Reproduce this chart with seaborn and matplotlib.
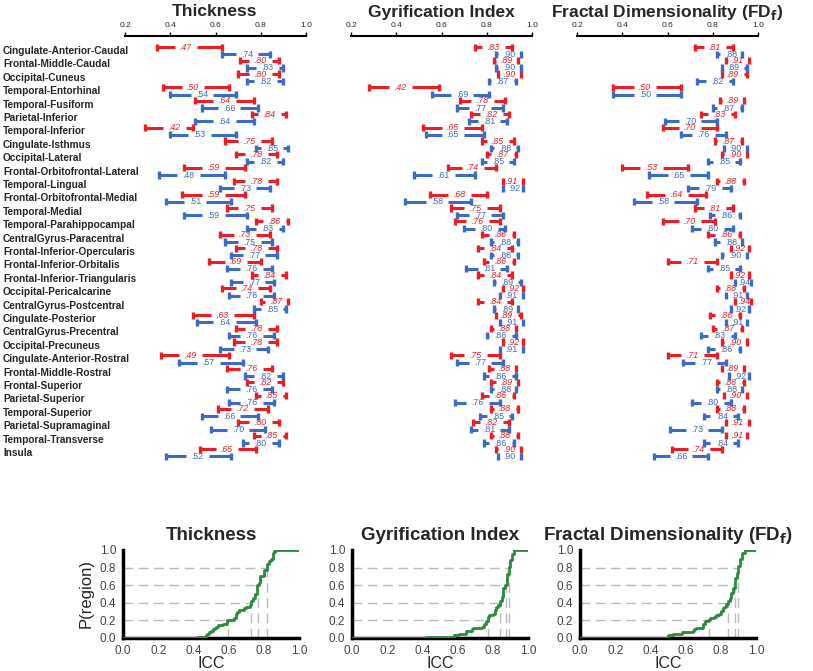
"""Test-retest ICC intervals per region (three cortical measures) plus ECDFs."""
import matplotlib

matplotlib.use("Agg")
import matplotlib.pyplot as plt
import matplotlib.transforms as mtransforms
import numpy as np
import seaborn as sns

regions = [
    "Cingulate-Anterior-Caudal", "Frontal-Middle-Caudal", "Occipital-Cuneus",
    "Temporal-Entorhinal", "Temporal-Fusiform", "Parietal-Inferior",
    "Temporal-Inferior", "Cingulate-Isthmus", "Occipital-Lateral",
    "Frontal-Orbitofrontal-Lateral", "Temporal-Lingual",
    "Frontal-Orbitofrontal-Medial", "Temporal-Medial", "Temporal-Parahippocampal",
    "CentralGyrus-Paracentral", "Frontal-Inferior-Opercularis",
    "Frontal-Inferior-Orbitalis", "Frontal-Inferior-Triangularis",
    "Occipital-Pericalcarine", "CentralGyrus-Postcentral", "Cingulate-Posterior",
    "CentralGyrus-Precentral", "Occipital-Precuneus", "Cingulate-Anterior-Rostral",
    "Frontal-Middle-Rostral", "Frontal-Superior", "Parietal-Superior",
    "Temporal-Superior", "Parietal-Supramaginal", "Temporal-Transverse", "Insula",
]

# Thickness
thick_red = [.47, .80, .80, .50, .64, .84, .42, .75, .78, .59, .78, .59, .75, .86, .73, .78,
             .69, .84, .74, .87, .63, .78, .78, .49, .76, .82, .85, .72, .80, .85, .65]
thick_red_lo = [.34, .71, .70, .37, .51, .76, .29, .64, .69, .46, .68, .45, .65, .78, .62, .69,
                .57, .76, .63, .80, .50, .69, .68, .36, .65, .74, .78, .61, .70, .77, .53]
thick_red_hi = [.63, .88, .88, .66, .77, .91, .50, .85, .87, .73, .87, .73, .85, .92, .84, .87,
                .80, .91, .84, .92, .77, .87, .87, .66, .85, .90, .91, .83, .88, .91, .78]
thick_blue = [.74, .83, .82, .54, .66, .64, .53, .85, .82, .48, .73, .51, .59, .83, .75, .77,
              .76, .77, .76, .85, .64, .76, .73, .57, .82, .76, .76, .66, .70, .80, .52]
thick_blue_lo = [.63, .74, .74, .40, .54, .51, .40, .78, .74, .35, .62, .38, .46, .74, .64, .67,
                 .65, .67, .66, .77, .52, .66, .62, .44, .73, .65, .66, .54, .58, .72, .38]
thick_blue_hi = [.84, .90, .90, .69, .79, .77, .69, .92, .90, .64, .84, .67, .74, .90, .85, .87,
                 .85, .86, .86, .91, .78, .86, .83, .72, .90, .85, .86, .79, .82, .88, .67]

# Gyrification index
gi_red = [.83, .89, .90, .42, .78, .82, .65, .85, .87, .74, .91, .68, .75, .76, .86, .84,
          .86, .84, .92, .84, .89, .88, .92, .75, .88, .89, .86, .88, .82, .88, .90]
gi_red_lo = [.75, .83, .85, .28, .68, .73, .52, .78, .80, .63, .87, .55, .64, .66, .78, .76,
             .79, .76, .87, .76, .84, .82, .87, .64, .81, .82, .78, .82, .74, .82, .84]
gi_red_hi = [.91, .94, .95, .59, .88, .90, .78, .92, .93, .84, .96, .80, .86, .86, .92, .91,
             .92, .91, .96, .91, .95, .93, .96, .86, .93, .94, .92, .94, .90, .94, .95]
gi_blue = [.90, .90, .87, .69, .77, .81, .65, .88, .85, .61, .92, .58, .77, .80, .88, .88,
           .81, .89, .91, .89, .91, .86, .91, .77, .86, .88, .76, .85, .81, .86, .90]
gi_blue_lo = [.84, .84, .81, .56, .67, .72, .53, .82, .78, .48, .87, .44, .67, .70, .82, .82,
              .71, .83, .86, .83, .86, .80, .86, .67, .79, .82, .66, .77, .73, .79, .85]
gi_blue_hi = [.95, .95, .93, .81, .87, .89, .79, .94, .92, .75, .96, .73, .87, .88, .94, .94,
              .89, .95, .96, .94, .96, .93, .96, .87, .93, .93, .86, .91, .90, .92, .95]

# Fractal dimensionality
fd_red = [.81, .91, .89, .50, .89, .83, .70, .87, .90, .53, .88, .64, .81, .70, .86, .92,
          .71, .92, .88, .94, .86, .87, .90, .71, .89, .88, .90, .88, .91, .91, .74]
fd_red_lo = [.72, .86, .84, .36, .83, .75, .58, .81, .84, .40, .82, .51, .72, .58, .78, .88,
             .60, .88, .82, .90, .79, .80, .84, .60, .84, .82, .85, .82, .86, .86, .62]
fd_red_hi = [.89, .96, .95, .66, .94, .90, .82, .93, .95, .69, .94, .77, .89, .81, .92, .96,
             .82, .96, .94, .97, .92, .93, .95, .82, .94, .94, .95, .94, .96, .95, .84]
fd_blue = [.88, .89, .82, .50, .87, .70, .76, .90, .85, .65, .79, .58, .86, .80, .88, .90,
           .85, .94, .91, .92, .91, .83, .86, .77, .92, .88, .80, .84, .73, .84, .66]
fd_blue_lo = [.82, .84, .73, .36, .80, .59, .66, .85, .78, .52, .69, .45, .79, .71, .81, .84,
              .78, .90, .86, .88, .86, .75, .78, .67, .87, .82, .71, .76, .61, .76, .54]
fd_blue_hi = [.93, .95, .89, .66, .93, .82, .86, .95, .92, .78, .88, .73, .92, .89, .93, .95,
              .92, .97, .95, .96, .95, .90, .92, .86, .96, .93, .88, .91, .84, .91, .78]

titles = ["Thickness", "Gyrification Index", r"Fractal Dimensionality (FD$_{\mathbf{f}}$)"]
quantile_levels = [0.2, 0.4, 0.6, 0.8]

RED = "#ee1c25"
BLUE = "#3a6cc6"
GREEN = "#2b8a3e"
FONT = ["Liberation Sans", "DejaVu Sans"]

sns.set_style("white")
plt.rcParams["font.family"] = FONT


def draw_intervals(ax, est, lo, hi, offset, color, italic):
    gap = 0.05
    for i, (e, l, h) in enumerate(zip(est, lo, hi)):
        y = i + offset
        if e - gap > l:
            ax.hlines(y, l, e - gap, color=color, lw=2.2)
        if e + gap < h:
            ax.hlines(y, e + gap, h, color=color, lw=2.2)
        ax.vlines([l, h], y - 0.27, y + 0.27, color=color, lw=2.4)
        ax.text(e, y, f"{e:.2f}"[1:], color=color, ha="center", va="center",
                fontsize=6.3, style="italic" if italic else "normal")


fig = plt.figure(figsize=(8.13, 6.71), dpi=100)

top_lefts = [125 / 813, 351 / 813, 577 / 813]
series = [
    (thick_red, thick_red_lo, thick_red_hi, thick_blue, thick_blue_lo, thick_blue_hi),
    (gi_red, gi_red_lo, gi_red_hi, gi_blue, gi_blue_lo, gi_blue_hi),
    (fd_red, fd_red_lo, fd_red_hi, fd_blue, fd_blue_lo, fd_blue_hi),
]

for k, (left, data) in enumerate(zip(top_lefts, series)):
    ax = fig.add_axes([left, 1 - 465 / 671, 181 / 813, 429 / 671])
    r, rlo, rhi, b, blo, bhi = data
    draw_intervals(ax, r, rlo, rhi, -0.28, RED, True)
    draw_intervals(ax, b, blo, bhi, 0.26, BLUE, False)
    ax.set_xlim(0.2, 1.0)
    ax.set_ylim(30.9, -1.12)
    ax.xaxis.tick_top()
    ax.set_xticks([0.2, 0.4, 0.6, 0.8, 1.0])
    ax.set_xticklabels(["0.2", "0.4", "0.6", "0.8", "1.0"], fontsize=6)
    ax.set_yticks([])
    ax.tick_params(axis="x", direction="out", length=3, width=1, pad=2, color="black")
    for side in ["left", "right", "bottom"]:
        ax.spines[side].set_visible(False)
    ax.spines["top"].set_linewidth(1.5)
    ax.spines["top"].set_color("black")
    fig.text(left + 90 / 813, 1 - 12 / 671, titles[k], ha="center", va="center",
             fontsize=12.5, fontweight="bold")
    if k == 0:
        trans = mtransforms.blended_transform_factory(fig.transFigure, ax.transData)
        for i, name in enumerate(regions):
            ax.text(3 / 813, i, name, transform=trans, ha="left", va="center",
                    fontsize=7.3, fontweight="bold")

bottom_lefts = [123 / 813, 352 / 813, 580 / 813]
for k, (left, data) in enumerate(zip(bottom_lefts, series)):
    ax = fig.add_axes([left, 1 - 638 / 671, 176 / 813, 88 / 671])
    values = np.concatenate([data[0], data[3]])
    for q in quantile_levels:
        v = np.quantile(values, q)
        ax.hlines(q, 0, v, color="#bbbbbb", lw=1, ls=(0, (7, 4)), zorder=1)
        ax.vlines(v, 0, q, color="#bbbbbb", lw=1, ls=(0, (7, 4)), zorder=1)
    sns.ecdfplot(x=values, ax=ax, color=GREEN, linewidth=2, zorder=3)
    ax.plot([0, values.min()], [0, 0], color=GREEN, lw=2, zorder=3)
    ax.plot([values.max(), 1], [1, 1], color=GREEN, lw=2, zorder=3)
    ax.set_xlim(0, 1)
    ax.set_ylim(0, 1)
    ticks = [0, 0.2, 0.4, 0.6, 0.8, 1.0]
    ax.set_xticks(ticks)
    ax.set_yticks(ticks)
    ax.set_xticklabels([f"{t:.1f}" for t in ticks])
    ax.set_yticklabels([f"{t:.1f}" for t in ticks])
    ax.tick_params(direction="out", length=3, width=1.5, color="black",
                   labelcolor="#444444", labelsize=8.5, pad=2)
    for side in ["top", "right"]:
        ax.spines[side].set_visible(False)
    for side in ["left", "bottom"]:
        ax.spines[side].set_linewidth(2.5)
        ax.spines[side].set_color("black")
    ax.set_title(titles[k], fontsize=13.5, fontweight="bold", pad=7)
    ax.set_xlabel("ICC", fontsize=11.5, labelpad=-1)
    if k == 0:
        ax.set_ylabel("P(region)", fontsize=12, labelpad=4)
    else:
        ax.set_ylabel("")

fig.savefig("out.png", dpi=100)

***

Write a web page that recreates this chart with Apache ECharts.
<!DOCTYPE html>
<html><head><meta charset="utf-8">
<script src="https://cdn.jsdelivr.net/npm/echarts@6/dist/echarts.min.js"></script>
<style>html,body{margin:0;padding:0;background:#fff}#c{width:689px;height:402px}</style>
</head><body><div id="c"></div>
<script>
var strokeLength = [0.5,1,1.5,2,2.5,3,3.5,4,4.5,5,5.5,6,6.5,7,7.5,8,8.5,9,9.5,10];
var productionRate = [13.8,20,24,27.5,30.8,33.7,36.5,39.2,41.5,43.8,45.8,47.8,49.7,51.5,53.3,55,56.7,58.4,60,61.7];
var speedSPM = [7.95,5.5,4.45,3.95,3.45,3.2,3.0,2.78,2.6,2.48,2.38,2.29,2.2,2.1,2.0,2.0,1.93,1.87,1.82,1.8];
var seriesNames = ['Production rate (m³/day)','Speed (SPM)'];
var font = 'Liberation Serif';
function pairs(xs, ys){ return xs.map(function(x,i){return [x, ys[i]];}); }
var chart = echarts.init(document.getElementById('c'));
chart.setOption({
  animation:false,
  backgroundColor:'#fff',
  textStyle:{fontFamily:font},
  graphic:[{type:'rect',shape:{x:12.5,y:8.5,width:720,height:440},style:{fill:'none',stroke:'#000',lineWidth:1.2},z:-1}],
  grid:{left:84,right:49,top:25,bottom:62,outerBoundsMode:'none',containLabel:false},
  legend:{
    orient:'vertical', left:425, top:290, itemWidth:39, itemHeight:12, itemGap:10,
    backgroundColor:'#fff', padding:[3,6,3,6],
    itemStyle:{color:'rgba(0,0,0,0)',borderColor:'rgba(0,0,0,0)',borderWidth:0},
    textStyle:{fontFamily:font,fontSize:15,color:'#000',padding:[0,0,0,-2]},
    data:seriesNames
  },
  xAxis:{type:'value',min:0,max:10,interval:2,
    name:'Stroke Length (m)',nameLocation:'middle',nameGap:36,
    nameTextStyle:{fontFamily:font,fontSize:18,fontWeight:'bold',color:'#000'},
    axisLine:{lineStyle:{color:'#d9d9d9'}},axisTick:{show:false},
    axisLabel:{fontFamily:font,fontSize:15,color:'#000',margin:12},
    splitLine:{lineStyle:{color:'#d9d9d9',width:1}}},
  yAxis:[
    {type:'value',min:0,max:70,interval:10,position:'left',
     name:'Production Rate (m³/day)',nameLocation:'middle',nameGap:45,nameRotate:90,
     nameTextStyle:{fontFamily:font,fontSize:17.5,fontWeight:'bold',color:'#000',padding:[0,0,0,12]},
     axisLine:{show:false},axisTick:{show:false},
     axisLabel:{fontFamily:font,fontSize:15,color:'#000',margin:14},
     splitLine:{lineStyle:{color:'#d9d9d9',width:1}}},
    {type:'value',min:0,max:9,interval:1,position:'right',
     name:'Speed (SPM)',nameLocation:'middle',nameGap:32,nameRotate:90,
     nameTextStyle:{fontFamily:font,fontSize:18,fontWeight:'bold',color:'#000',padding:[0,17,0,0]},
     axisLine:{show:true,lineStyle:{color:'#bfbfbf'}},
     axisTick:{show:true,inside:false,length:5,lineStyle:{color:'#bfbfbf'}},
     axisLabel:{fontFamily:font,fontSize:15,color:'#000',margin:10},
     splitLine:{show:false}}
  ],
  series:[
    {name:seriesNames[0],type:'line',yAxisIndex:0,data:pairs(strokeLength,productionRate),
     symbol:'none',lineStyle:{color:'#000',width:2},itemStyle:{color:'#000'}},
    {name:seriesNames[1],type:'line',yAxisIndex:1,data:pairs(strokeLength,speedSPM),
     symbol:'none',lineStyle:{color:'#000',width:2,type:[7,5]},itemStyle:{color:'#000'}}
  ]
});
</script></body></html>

***

Prompt: Write out the lines beginning with the one that contains "Reproduce this chart" and ending with the one that contains "import seaborn as sns", exactly as given. Leave pictures out.

Task result:
Reproduce this chart with seaborn and matplotlib.
"""Test-retest ICC intervals per region (three cortical measures) plus ECDFs."""
import matplotlib

matplotlib.use("Agg")
import matplotlib.pyplot as plt
import matplotlib.transforms as mtransforms
import numpy as np
import seaborn as sns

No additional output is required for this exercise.